* _RAW RECORDS_:
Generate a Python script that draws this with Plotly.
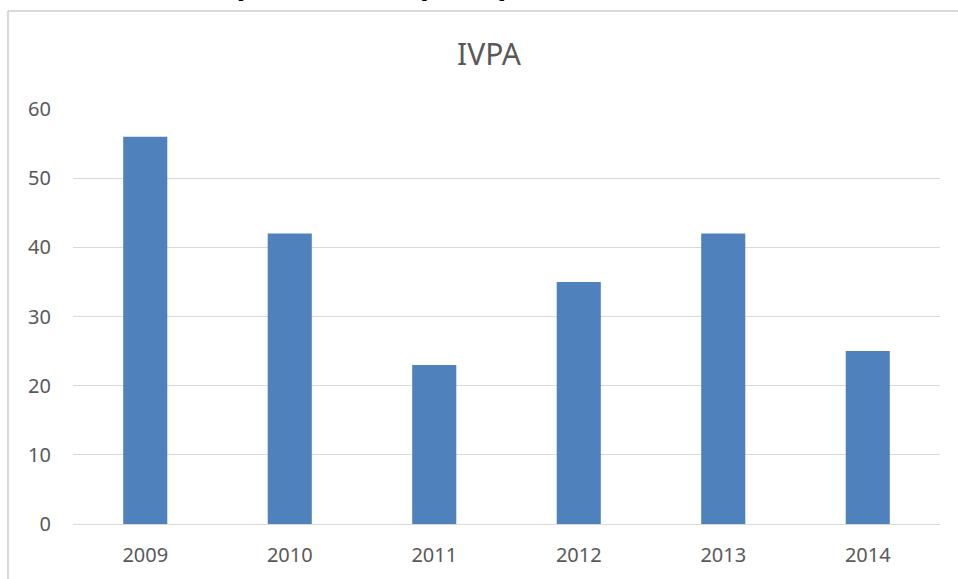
import plotly.graph_objects as go

years = ['2009', '2010', '2011', '2012', '2013', '2014']
ivpa = [56, 42, 23, 35, 42, 25]

fig = go.Figure()
fig.add_trace(go.Bar(x=years, y=ivpa, marker_color='#4f81bd', marker_line_width=0))

grey = '#595959'
fig.update_layout(
    width=958, height=579,
    margin=dict(l=73, r=18, t=109, b=55),
    plot_bgcolor='white', paper_bgcolor='white',
    font=dict(family='Noto Sans', color=grey, size=20),
    bargap=0.695,
    showlegend=False,
    xaxis=dict(showgrid=False, ticks='', showline=False, zeroline=False,
               ticklabelstandoff=17),
    yaxis=dict(range=[0, 60], dtick=10, gridcolor='#d9d9d9', gridwidth=1,
               zeroline=True, zerolinecolor='#d9d9d9', zerolinewidth=1,
               ticks='', ticklabelstandoff=21),
)
fig.add_annotation(text='IVPA', xref='paper', yref='paper', x=0.48, y=1.188,
                   showarrow=False, font=dict(size=30, color=grey))
# chart frame (only left and top edges are in view)
fig.add_shape(type='line', xref='paper', yref='paper', x0=-0.075, x1=1.1,
              y0=1.236, y1=1.236, line=dict(color='#d9d9d9', width=2))
fig.add_shape(type='line', xref='paper', yref='paper', x0=-0.075, x1=-0.075,
              y0=1.236, y1=-0.2, line=dict(color='#d9d9d9', width=2))
# page heading, cut off by the top edge as in the source
fig.add_annotation(text='<b>Incidence of pneumonia (IVPA)</b>', xref='paper', yref='paper',
                   x=0.506, xanchor='right', y=1.2565, yanchor='bottom', showarrow=False,
                   font=dict(size=32, color='black', family='Liberation Sans'))

fig.write_html('out.html', config={'displayModeBar': False},
               post_script="document.body.style.margin='0';")
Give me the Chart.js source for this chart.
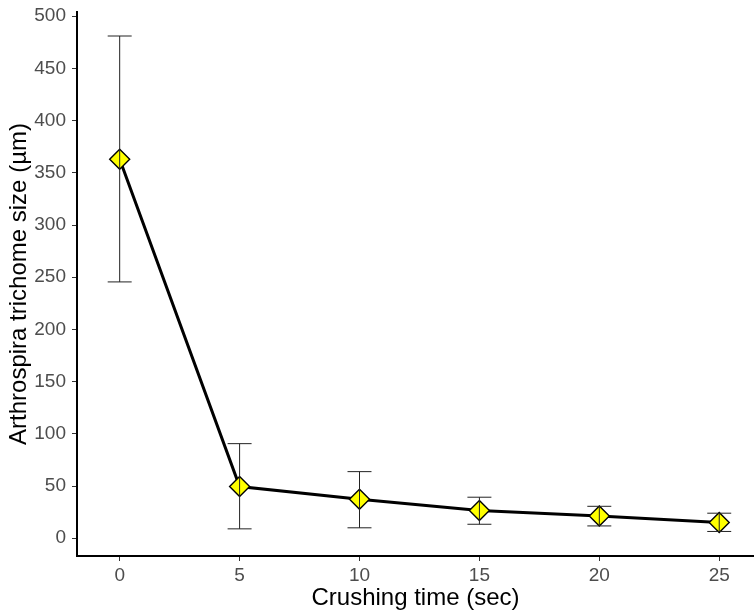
<!DOCTYPE html>
<html>
<head>
<meta charset="utf-8">
<script src="https://cdn.jsdelivr.net/npm/chart.js@4"></script>
<style>
  html, body { margin: 0; padding: 0; background: #fff; }
  #wrap { width: 754px; height: 613px; }
</style>
</head>
<body>
<div id="wrap"><canvas id="chart" width="754" height="613"></canvas></div>
<script>
const times = [0, 5, 10, 15, 20, 25];
const sizes = [363, 49.5, 37.3, 26.5, 21.4, 15];
const errLow = [245.5, 9, 10, 13.4, 11.8, 6.5];
const errHigh = [481, 90.6, 63.8, 39.3, 30.6, 24];
const xTicks = [0, 5, 10, 15, 20, 25];
const yTicks = [0, 50, 100, 150, 200, 250, 300, 350, 400, 450, 500];

const tickFont = { family: "'Liberation Sans', Arial, sans-serif", size: 19 };
const titleFont = { family: "'Liberation Sans', Arial, sans-serif", size: 24 };

// error bars drawn over the markers, like the reference
const errorBars = {
  id: "errorBars",
  afterDatasetsDraw(chart) {
    const ctx = chart.ctx;
    const xs = chart.scales.x, ys = chart.scales.y;
    ctx.save();
    ctx.strokeStyle = "#222";
    ctx.lineWidth = 1;
    times.forEach((t, i) => {
      const x = xs.getPixelForValue(t);
      const top = ys.getPixelForValue(errHigh[i]);
      const bot = ys.getPixelForValue(errLow[i]);
      const half = (xs.getPixelForValue(0.5) - xs.getPixelForValue(0));
      ctx.beginPath();
      ctx.moveTo(x, top); ctx.lineTo(x, bot);
      ctx.moveTo(x - half, top); ctx.lineTo(x + half, top);
      ctx.moveTo(x - half, bot); ctx.lineTo(x + half, bot);
      ctx.stroke();
    });
    ctx.restore();
  }
};

// keep tick labels from pushing the panel in
const noPad = (s) => {
  s.paddingLeft = 0; s.paddingRight = 0;
  s.paddingTop = 0; s.paddingBottom = 0;
};

new Chart("chart", {
  type: "scatter",
  data: {
    datasets: [
      {
        data: times.map((t, i) => ({ x: t, y: sizes[i] })),
        showLine: true,
        borderColor: "#000",
        borderWidth: 3,
        pointStyle: "rectRot",
        pointRadius: 10,
        pointHoverRadius: 10,
        pointBackgroundColor: "#ffff00",
        pointBorderColor: "#000",
        pointBorderWidth: 1.4,
      },
    ],
  },
  options: {
    responsive: false,
    animation: false,
    layout: { autoPadding: false, padding: { top: 12, right: 0, left: 0, bottom: 0 } },
    plugins: { legend: { display: false }, tooltip: { enabled: false } },
    scales: {
      x: {
        type: "linear",
        min: -1.78,
        max: 26.45,
        afterBuildTicks: (s) => { s.ticks = xTicks.map((v) => ({ value: v })); },
        afterFit: (s) => { s.height = 57; noPad(s); },
        grid: { drawOnChartArea: false, drawTicks: true, tickLength: 5, color: "#333", lineWidth: 1 },
        border: { display: true, color: "#000", width: 2 },
        ticks: { color: "#4d4d4d", font: tickFont, padding: 3 },
        title: { display: true, text: "Crushing time (sec)", color: "#000", font: titleFont, padding: { top: 0, bottom: 0 } },
      },
      y: {
        type: "linear",
        min: -17,
        max: 504,
        afterBuildTicks: (s) => { s.ticks = yTicks.map((v) => ({ value: v })); },
        afterFit: (s) => { s.width = 77; noPad(s); },
        grid: { drawOnChartArea: false, drawTicks: true, tickLength: 5, color: "#333", lineWidth: 1 },
        border: { display: true, color: "#000", width: 2 },
        ticks: { color: "#4d4d4d", font: tickFont, padding: 6 },
        title: { display: true, text: "Arthrospira trichome size (µm)", color: "#000", font: titleFont, padding: { top: 5, bottom: 0 } },
      },
    },
  },
  plugins: [errorBars],
});
</script>
</body>
</html>
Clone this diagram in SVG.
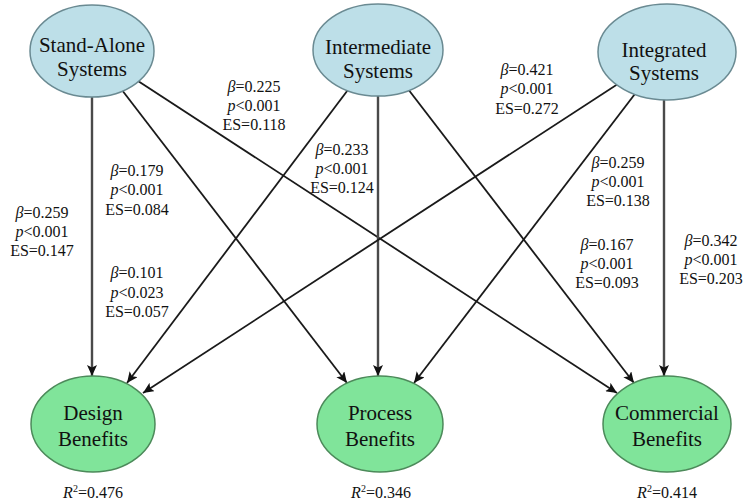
<svg xmlns="http://www.w3.org/2000/svg" width="746" height="502" viewBox="0 0 746 502">
<defs>
<marker id="ah" markerUnits="userSpaceOnUse" markerWidth="12" markerHeight="10" refX="11" refY="5" orient="auto">
<path d="M0,0 L11,5 L0,10 L2.5,5 z" fill="#111"/>
</marker>
<style>
.edge{stroke:#1a1a1a;stroke-width:1.8;fill:none;marker-end:url(#ah)}
.vert{stroke:#4a4a4a;stroke-width:2.4}
.src{fill:#bddfe8;stroke:#6a8a92;stroke-width:1.5}
.dst{fill:#80e49a;stroke:#4c8a5a;stroke-width:1.5}
text{font-family:'Liberation Serif','DejaVu Serif',serif}
.nt{font-size:21px;fill:#111;text-anchor:middle}
.lb{font-size:16px;fill:#111;text-anchor:middle}
.i{font-style:italic}
</style>
</defs>
<rect width="746" height="502" fill="#fff"/>
<g id="connectors">
<line class="edge vert" x1="92" y1="51" x2="92" y2="376"/>
<line class="edge" x1="92" y1="51" x2="347" y2="383"/>
<line class="edge" x1="92" y1="51" x2="617" y2="393"/>
<line class="edge" x1="378" y1="50" x2="127" y2="383"/>
<line class="edge vert" x1="378" y1="50" x2="378" y2="376"/>
<line class="edge" x1="378" y1="50" x2="634" y2="383"/>
<line class="edge" x1="667" y1="52" x2="143" y2="393"/>
<line class="edge" x1="667" y1="52" x2="414" y2="383"/>
<line class="edge vert" x1="664" y1="52" x2="664" y2="376"/>
</g>
<g id="stand-alone">
<ellipse class="src" cx="92" cy="51" rx="62" ry="46"/>
<text class="nt" x="92" y="52" font-family="Liberation Serif">Stand-Alone</text>
<text class="nt" x="92" y="76" font-family="Liberation Serif">Systems</text>
</g>
<g id="intermediate">
<ellipse class="src" cx="378" cy="50" rx="65" ry="46"/>
<text class="nt" x="378" y="54">Intermediate</text>
<text class="nt" x="378" y="78">Systems</text>
</g>
<g id="integrated">
<ellipse class="src" cx="667" cy="52" rx="69" ry="48"/>
<text class="nt" x="664" y="57">Integrated</text>
<text class="nt" x="664" y="80">Systems</text>
</g>
<g id="design">
<ellipse class="dst" cx="93" cy="424" rx="62" ry="48"/>
<text class="nt" x="93" y="420">Design</text>
<text class="nt" x="93" y="446">Benefits</text>
<text class="lb" x="93" y="498"><tspan class="i">R</tspan><tspan font-size="10" dy="-6">2</tspan><tspan dy="6">=0.476</tspan></text>
</g>
<g id="process">
<ellipse class="dst" cx="380" cy="424" rx="63" ry="48"/>
<text class="nt" x="380" y="420">Process</text>
<text class="nt" x="380" y="446">Benefits</text>
<text class="lb" x="381" y="498"><tspan class="i">R</tspan><tspan font-size="10" dy="-6">2</tspan><tspan dy="6">=0.346</tspan></text>
</g>
<g id="commercial">
<ellipse class="dst" cx="667" cy="424" rx="64" ry="48"/>
<text class="nt" x="667" y="420">Commercial</text>
<text class="nt" x="667" y="446">Benefits</text>
<text class="lb" x="667" y="498"><tspan class="i">R</tspan><tspan font-size="10" dy="-6">2</tspan><tspan dy="6">=0.414</tspan></text>
</g>
<g id="edge-labels">
<text class="lb" x="42" y="218"><tspan class="i">β</tspan>=0.259</text>
<text class="lb" x="42" y="237"><tspan class="i">p</tspan>&lt;0.001</text>
<text class="lb" x="42" y="256">ES=0.147</text>

<text class="lb" x="137" y="176"><tspan class="i">β</tspan>=0.179</text>
<text class="lb" x="137" y="195"><tspan class="i">p</tspan>&lt;0.001</text>
<text class="lb" x="137" y="215">ES=0.084</text>

<text class="lb" x="137" y="278"><tspan class="i">β</tspan>=0.101</text>
<text class="lb" x="137" y="298"><tspan class="i">p</tspan>&lt;0.023</text>
<text class="lb" x="137" y="317">ES=0.057</text>

<text class="lb" x="254" y="92"><tspan class="i">β</tspan>=0.225</text>
<text class="lb" x="254" y="111"><tspan class="i">p</tspan>&lt;0.001</text>
<text class="lb" x="254" y="130">ES=0.118</text>

<text class="lb" x="342" y="155"><tspan class="i">β</tspan>=0.233</text>
<text class="lb" x="342" y="174"><tspan class="i">p</tspan>&lt;0.001</text>
<text class="lb" x="342" y="193">ES=0.124</text>

<text class="lb" x="527" y="75"><tspan class="i">β</tspan>=0.421</text>
<text class="lb" x="527" y="94"><tspan class="i">p</tspan>&lt;0.001</text>
<text class="lb" x="527" y="114">ES=0.272</text>

<text class="lb" x="618" y="168"><tspan class="i">β</tspan>=0.259</text>
<text class="lb" x="618" y="187"><tspan class="i">p</tspan>&lt;0.001</text>
<text class="lb" x="618" y="206">ES=0.138</text>

<text class="lb" x="607" y="250"><tspan class="i">β</tspan>=0.167</text>
<text class="lb" x="607" y="269"><tspan class="i">p</tspan>&lt;0.001</text>
<text class="lb" x="607" y="288">ES=0.093</text>

<text class="lb" x="711" y="246"><tspan class="i">β</tspan>=0.342</text>
<text class="lb" x="711" y="265"><tspan class="i">p</tspan>&lt;0.001</text>
<text class="lb" x="711" y="284">ES=0.203</text>
</g>
</svg>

* _TASK STATEMENT_: Reply with one number only, the count of lines above that hold the string "source".

* _RESPONSE_: 2